Relationships remain. Informational advantages endure. Organizational structures solidify. Even when formal authority changes hands, informal patterns of influence can remain intact.
This persistence explains a familiar phenomenon: systems that appear to change while reproducing the same underlying distributions of power. New actors inherit old pathways. New rules operate within unchanged networks. Reform modifies the surface while leaving deeper dynamics intact.
Without decay, accumulation becomes dominance.
The question, then, is not simply how power is acquired, but how—and whether—it diminishes.
Power can also be reconfigured.
Relationships break and reform. Alliances shift. New actors enter, old ones exit. Networks reorganize themselves in response to internal tensions and external shocks.
This reconfiguration is often mistaken for transformation. But reconfiguration alone does not guarantee a reduction in concentrated power. It may simply redistribute influence within a similar structural pattern.
A network can change its shape while preserving its logic.
In fact, reconfiguration can sometimes reinforce accumulation. New connections can consolidate existing advantages. Disruptions can create opportunities for already well-positioned actors to extend their reach.
Thus, while reconfiguration introduces movement, it does not ensure balance.
Taken together, these mechanisms suggest a simple but powerful framework:
The state of power in a system at any moment reflects the interaction of accumulation, decay, and reconfiguration.
If accumulation dominates and decay is weak or absent, power concentrates and solidifies.
If reconfiguration is frequent but decay remains limited, power circulates without truly dispersing.
Only when accumulation is counterbalanced by effective forms of decay does the system avoid long-term concentration.
This balance does not imply equality or uniformity. Rather, it allows for a form of dynamic stability: a condition in which patterns of power remain fluid enough to prevent permanent capture, yet structured enough to sustain coordination.
This reframes the concept of stability.
Stability is often understood as the absence of change—a system that holds its form over time. But such stability is fragile. Systems that resist change entirely tend to accumulate hidden tensions. When these tensions exceed a threshold, the result is not gradual adaptation but abrupt breakdown.
An alternative understanding is possible:
Stability is the capacity to maintain recognizable order through controlled change.
In this view, change is not the enemy of stability; it is its condition. Systems endure not by preventing movement, but by channeling it—by ensuring that accumulation does not outpace decay, and that reconfiguration does not become chaotic.
The absence of visible conflict may signal not harmony, but suppressed dynamics.
If the persistence of power stems from insufficient decay, then the durability of systems depends less on their ability to accumulate authority and more on their capacity to limit it.
This shifts the focus of analysis.
Instead of asking how to build stronger institutions, we might ask how to design systems in which authority cannot detach from the conditions that sustain it. Instead of emphasizing control, we might examine the conditions under which influence dissipates, resets, or returns to a broader base.

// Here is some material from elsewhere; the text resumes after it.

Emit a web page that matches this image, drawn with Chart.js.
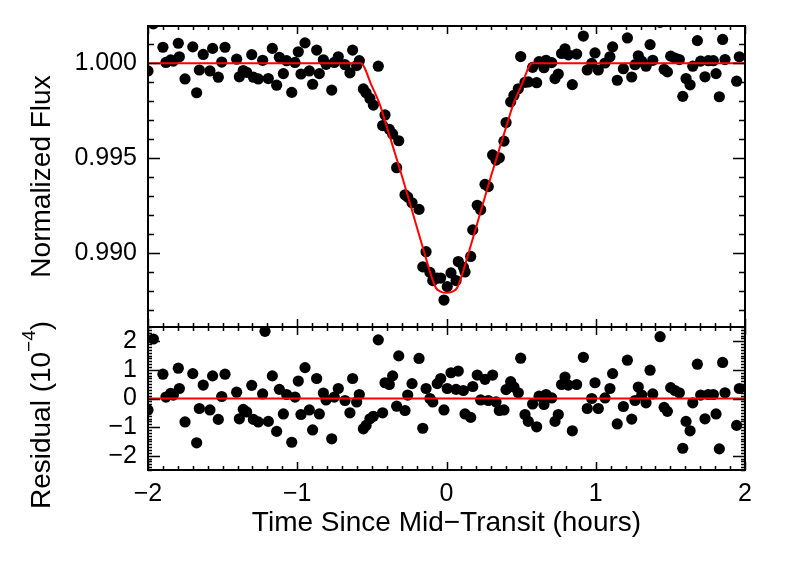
<!DOCTYPE html>
<html>
<head>
<meta charset="utf-8">
<script src="https://cdn.jsdelivr.net/npm/chart.js@4.4.1/dist/chart.umd.min.js"></script>
<style>
html, body { margin: 0; padding: 0; background: #fff; }
#wrap { position: relative; width: 789px; height: 564px; }
#wrap canvas { position: absolute; left: 0; top: 0; }
</style>
</head>
<body>
<div id="wrap">
  <canvas id="fluxChart" width="789" height="564"></canvas>
  <canvas id="residChart" width="789" height="564"></canvas>
</div>
<script>
// ---- DATA ----
const TIME = [
  -2.000, -1.964, -1.900, -1.880, -1.848, -1.830, -1.797, -1.790, -1.752, -1.700,
  -1.674, -1.656, -1.630, -1.585, -1.567, -1.529, -1.506, -1.484, -1.406, -1.388,
  -1.362, -1.339, -1.305, -1.294, -1.261, -1.232, -1.216, -1.194, -1.167, -1.138,
  -1.120, -1.093, -1.071, -1.037, -1.015, -0.993, -0.975, -0.948, -0.919, -0.897,
  -0.870, -0.852, -0.825, -0.807, -0.769, -0.752, -0.725, -0.680, -0.647, -0.629,
  -0.602, -0.584, -0.557, -0.539, -0.513, -0.490, -0.457, -0.428, -0.412, -0.383,
  -0.361, -0.334, -0.320, -0.278, -0.260, -0.231, -0.184, -0.159, -0.137, -0.111,
  -0.092, -0.062, -0.039, -0.017, 0.005, 0.030, 0.064, 0.079, 0.113, 0.124,
  0.162, 0.176, 0.206, 0.229, 0.258, 0.280, 0.309, 0.332, 0.354, 0.385,
  0.399, 0.430, 0.452, 0.481, 0.497, 0.526, 0.548, 0.577, 0.604, 0.620,
  0.653, 0.667, 0.705, 0.727, 0.749, 0.771, 0.794, 0.816, 0.843, 0.872,
  0.917, 0.943, 0.973, 0.995, 1.017, 1.062, 1.095, 1.113, 1.144, 1.185,
  1.212, 1.241, 1.263, 1.285, 1.308, 1.337, 1.364, 1.382, 1.431, 1.458,
  1.480, 1.502, 1.531, 1.560, 1.583, 1.605, 1.632, 1.650, 1.681, 1.703,
  1.732, 1.754, 1.788, 1.806, 1.828, 1.850, 1.866, 1.944, 1.962
];
const FLUX = [
  0.99960, 1.00208, 1.00085, 1.00005, 1.00018, 1.00012, 1.00106, 1.00035, 0.99918, 1.00087,
  0.99845, 0.99965, 1.00047, 0.99960, 1.00079, 0.99927, 1.00007, 1.00085, 1.00022, 0.99929,
  0.99962, 0.99953, 1.00046, 0.99927, 0.99918, 1.00016, 1.00235, 0.99920, 1.00079, 0.99885,
  1.00032, 0.99946, 1.00014, 0.99847, 1.00005, 1.00061, 0.99944, 1.00108, 0.99960, 0.99890,
  1.00070, 0.99946, 1.00019, 0.99995, 0.99859, 1.00005, 1.00035, 0.99993, 0.99950, 1.00070,
  0.99988, 1.00014, 0.99865, 0.99845, 0.99815, 0.99780, 0.99985, 0.99672, 0.99728, 0.99652,
  0.99628, 0.99450, 0.99592, 0.99307, 0.99295, 0.99265, 0.99230, 0.98927, 0.99007, 0.98898,
  0.98855, 0.98868, 0.98868, 0.98752, 0.98823, 0.98895, 0.98855, 0.98955, 0.98925, 0.98900,
  0.98982, 0.99122, 0.99252, 0.99228, 0.99362, 0.99350, 0.99517, 0.99490, 0.99502, 0.99590,
  0.99688, 0.99797, 0.99832, 0.99866, 1.00036, 0.99900, 0.99902, 0.99979, 0.99898, 1.00009,
  0.99977, 1.00016, 1.00004, 0.99920, 0.99944, 1.00052, 1.00077, 1.00045, 0.99888, 1.00049,
  1.00144, 0.99965, 1.00000, 1.00055, 0.99965, 1.00002, 1.00035, 1.00087, 0.99911, 0.99972,
  1.00134, 0.99928, 0.99993, 1.00040, 1.00012, 0.99985, 1.00099, 1.00016, 1.00216, 0.99969,
  0.99955, 1.00038, 1.00028, 1.00020, 0.99826, 0.99920, 0.99887, 0.99985, 1.00120, 1.00012,
  0.99929, 1.00014, 1.00014, 0.99946, 0.99824, 1.00126, 1.00020, 0.99906, 1.00035
];
const RESID = [
  -0.40, 2.08, 0.85, 0.05, 0.18, 0.12, 1.06, 0.35, -0.82, 0.87,
  -1.55, -0.35, 0.47, -0.40, 0.79, -0.73, 0.07, 0.85, 0.22, -0.71,
  -0.38, -0.47, 0.46, -0.73, -0.82, 0.16, 2.35, -0.80, 0.79, -1.15,
  0.32, -0.54, 0.14, -1.53, 0.05, 0.61, -0.56, 1.08, -0.40, -1.10,
  0.70, -0.54, 0.19, -0.05, -1.41, 0.05, 0.35, -0.07, -0.50, 0.70,
  -0.12, 0.14, -1.06, -0.94, -0.71, -0.62, 2.05, -0.50, 0.55, 0.49,
  0.79, -0.27, 1.49, -0.42, 0.12, 0.52, 1.40, -1.04, 0.35, 0.00,
  -0.12, 0.52, 0.70, -0.40, 0.35, 0.90, 0.32, 0.96, 0.28, -0.54,
  -0.66, 0.42, 0.82, -0.05, 0.67, -0.07, 0.82, -0.12, -0.42, -0.40,
  0.31, 0.59, 0.40, 0.20, 1.41, -0.56, -0.80, -0.19, -0.99, 0.08,
  -0.21, 0.14, 0.02, -0.80, -0.56, 0.49, 0.75, 0.47, -1.13, 0.49,
  1.44, -0.35, 0.00, 0.55, -0.35, 0.02, 0.35, 0.87, -0.89, -0.28,
  1.34, -0.72, -0.07, 0.40, 0.12, -0.15, 0.99, 0.16, 2.16, -0.31,
  -0.45, 0.38, 0.28, 0.20, -1.74, -0.80, -1.13, -0.15, 1.20, 0.12,
  -0.71, 0.14, 0.14, -0.54, -1.76, 1.26, 0.20, -0.94, 0.35
];
// transit model curve
const MODEL_TIME = [-2, -0.575, -0.5, -0.45, -0.4, -0.3, -0.2, -0.15, -0.1, -0.07, -0.04, 0,
                    0.04, 0.07, 0.1, 0.15, 0.2, 0.3, 0.4, 0.45, 0.5, 0.575, 2];
const MODEL_FLUX = [1, 1, 0.9988, 0.9979, 0.99665, 0.9941, 0.9914, 0.99005, 0.98875, 0.98815, 0.98797, 0.9879,
                    0.98797, 0.98815, 0.98875, 0.99005, 0.9914, 0.9941, 0.99665, 0.9979, 0.9988, 1, 1];
const ZERO_TIME = [-2, 2];
const ZERO_RESID = [0, 0];

const X_TICKS = [-2, -1, 0, 1, 2];
const FLUX_TICKS = [0.990, 0.995, 1.000];
const RESID_TICKS = [-2, -1, 0, 1, 2];

// ---- STYLE ----
const FONT = "'Liberation Sans', Arial, sans-serif";
const TICK_FONT = { family: FONT, size: 25 };
const TITLE_FONT = { family: FONT, size: 28 };
const RED = '#ff0000';

const pts = (xs, ys) => xs.map((x, i) => ({ x, y: ys[i] }));
const minus = v => String(v).replace('-', '\u2212');

// IDL-like frame with inward ticks on every side
function stepVals(min, max, step) {
  const out = [];
  for (let i = Math.ceil(min / step - 1e-6); i * step <= max + 1e-9; i++) out.push(i * step);
  return out;
}
const idlFrame = {
  id: 'idlFrame',
  afterDatasetsDraw(chart, args, o) {
    const { ctx, chartArea: a, scales: { x, y } } = chart;
    ctx.save();
    ctx.strokeStyle = '#000';
    ctx.lineWidth = 1.5;
    ctx.beginPath();
    stepVals(x.min, x.max, o.xMinor).forEach(v => {
      const major = X_TICKS.some(t => Math.abs(t - v) < 1e-6);
      const px = Math.round(x.getPixelForValue(v)) + 0.5;
      const len = major ? o.xMajorLen : o.xMinorLen;
      ctx.moveTo(px, a.bottom); ctx.lineTo(px, a.bottom - len);
      ctx.moveTo(px, a.top); ctx.lineTo(px, a.top + len);
    });
    stepVals(y.min, y.max, o.yMinor).forEach(v => {
      const major = o.yMajor.some(t => Math.abs(t - v) < o.yMinor / 10);
      const py = Math.round(y.getPixelForValue(v)) + 0.5;
      const len = major ? o.yMajorLen : o.yMinorLen;
      ctx.moveTo(a.left, py); ctx.lineTo(a.left + len, py);
      ctx.moveTo(a.right, py); ctx.lineTo(a.right - len, py);
    });
    ctx.stroke();
    ctx.lineWidth = 2;
    ctx.strokeRect(a.left, a.top, a.right - a.left, a.bottom - a.top);
    ctx.restore();
  }
};

// residual axis title with a raised exponent
const residTitle = {
  id: 'residTitle',
  afterDraw(chart) {
    const { ctx } = chart;
    const small = 19;
    const parts = [
      { t: 'Residual (10', size: TITLE_FONT.size, dy: 0 },
      { t: '\u22124', size: small, dy: -12 },
      { t: ')', size: TITLE_FONT.size, dy: 0 },
    ];
    ctx.save();
    ctx.fillStyle = '#000';
    ctx.textBaseline = 'middle';
    ctx.textAlign = 'left';
    let w = 0;
    parts.forEach(p => { ctx.font = `${p.size}px ${FONT}`; p.w = ctx.measureText(p.t).width; w += p.w; });
    ctx.translate(42, 415);
    ctx.rotate(-Math.PI / 2);
    let cx = -w / 2;
    parts.forEach(p => { ctx.font = `${p.size}px ${FONT}`; ctx.fillText(p.t, cx, p.dy); cx += p.w; });
    ctx.restore();
  }
};

const noGrid = { display: false, drawTicks: false };

// ---- FLUX PANEL ----
new Chart(document.getElementById('fluxChart'), {
  type: 'scatter',
  data: {
    datasets: [
      { type: 'line', data: pts(MODEL_TIME, MODEL_FLUX), borderColor: RED, borderWidth: 2,
        pointRadius: 0, cubicInterpolationMode: 'monotone', order: 0, clip: 0 },
      { data: pts(TIME, FLUX), backgroundColor: '#000', borderWidth: 0, pointRadius: 5.6,
        order: 1, clip: 0 },
    ],
  },
  options: {
    responsive: false, animation: false, devicePixelRatio: 1,
    layout: { padding: { top: 23, right: 44, bottom: 237, left: 0 } },
    plugins: {
      legend: { display: false }, tooltip: { enabled: false },
      idlFrame: { xMinor: 0.1, xMajorLen: 8, xMinorLen: 4,
                  yMajor: FLUX_TICKS, yMinor: 0.001, yMajorLen: 12, yMinorLen: 6 },
    },
    scales: {
      x: { type: 'linear', min: -2, max: 2, display: false },
      y: {
        min: 0.9861, max: 1.00197,
        afterBuildTicks: s => { s.ticks = FLUX_TICKS.map(v => ({ value: v })); },
        afterFit: s => { s.width = 148; },
        grid: noGrid, border: { display: false },
        ticks: { padding: 11, color: '#000', font: TICK_FONT, callback: v => v.toFixed(3) },
        title: { display: true, text: 'Normalized Flux', color: '#000', font: TITLE_FONT,
                 padding: { top: 25, bottom: 0 } },
      },
    },
  },
  plugins: [idlFrame],
});

// ---- RESIDUAL PANEL ----
new Chart(document.getElementById('residChart'), {
  type: 'scatter',
  data: {
    datasets: [
      { type: 'line', data: pts(ZERO_TIME, ZERO_RESID), borderColor: RED, borderWidth: 2,
        pointRadius: 0, order: 0, clip: 0 },
      { data: pts(TIME, RESID), backgroundColor: '#000', borderWidth: 0, pointRadius: 5.6,
        order: 1, clip: 0 },
    ],
  },
  options: {
    responsive: false, animation: false, devicePixelRatio: 1,
    layout: { padding: { top: 327, right: 44, bottom: 0, left: 0 } },
    plugins: {
      legend: { display: false }, tooltip: { enabled: false },
      idlFrame: { xMinor: 0.1, xMajorLen: 8, xMinorLen: 4,
                  yMajor: RESID_TICKS, yMinor: 0.1, yMajorLen: 12, yMinorLen: 4 },
    },
    scales: {
      x: {
        type: 'linear', min: -2, max: 2,
        afterBuildTicks: s => { s.ticks = X_TICKS.map(v => ({ value: v })); },
        afterFit: s => { s.height = 94; },
        grid: noGrid, border: { display: false },
        ticks: { padding: 9, color: '#000', font: TICK_FONT, autoSkip: false, maxRotation: 0,
                 callback: v => minus(v) },
        title: { display: true, text: 'Time Since Mid\u2212Transit (hours)', color: '#000',
                 font: TITLE_FONT, padding: { top: 0, bottom: 24 } },
      },
      y: {
        min: -2.5, max: 2.5,
        afterBuildTicks: s => { s.ticks = RESID_TICKS.map(v => ({ value: v })); },
        afterFit: s => { s.width = 148; },
        grid: noGrid, border: { display: false },
        ticks: { padding: 11, color: '#000', font: TICK_FONT, callback: v => minus(v) },
      },
    },
  },
  plugins: [idlFrame, residTitle],
});
</script>
</body>
</html>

The challenge is not simply to constrain power externally, but to embed within the system processes that prevent its indefinite accumulation.
This is not a call for constant disruption. Unchecked reconfiguration can produce instability just as surely as unchecked accumulation produces rigidity. The aim is not to eliminate structure, but to ensure that structure remains contingent—dependent on ongoing interaction rather than insulated from it.
Understanding power as dynamic has broader consequences.
It suggests that many of the categories used to analyze political life—state, institution, authority—are less like fixed objects and more like temporarily stabilized patterns within a moving field of relations.
What appears solid is, in fact, sustained.
What appears stable is, in fact, maintained.
And what appears permanent may simply lack the mechanisms that would allow it to change gradually, rather than abruptly.
The enduring question is not whether power exists—it always does—but whether it can settle.
When power is allowed to accumulate without decay, it hardens into structure. When it reconfigures without constraint, it dissolves into volatility. Between these extremes lies a narrow but critical space: a condition in which power remains in motion, neither fixed nor chaotic.
To understand this condition is to move beyond viewing political life as a struggle over who holds power, and toward a deeper question:
Under what conditions does power remain accountable to the relationships that produce it?
Systems that answer this question effectively do not eliminate conflict or inequality. But they avoid a more fundamental failure—the transformation of dynamic relations into static hierarchies.
In such systems, power does not sit still.
And it is precisely this restlessness that allows them to endure.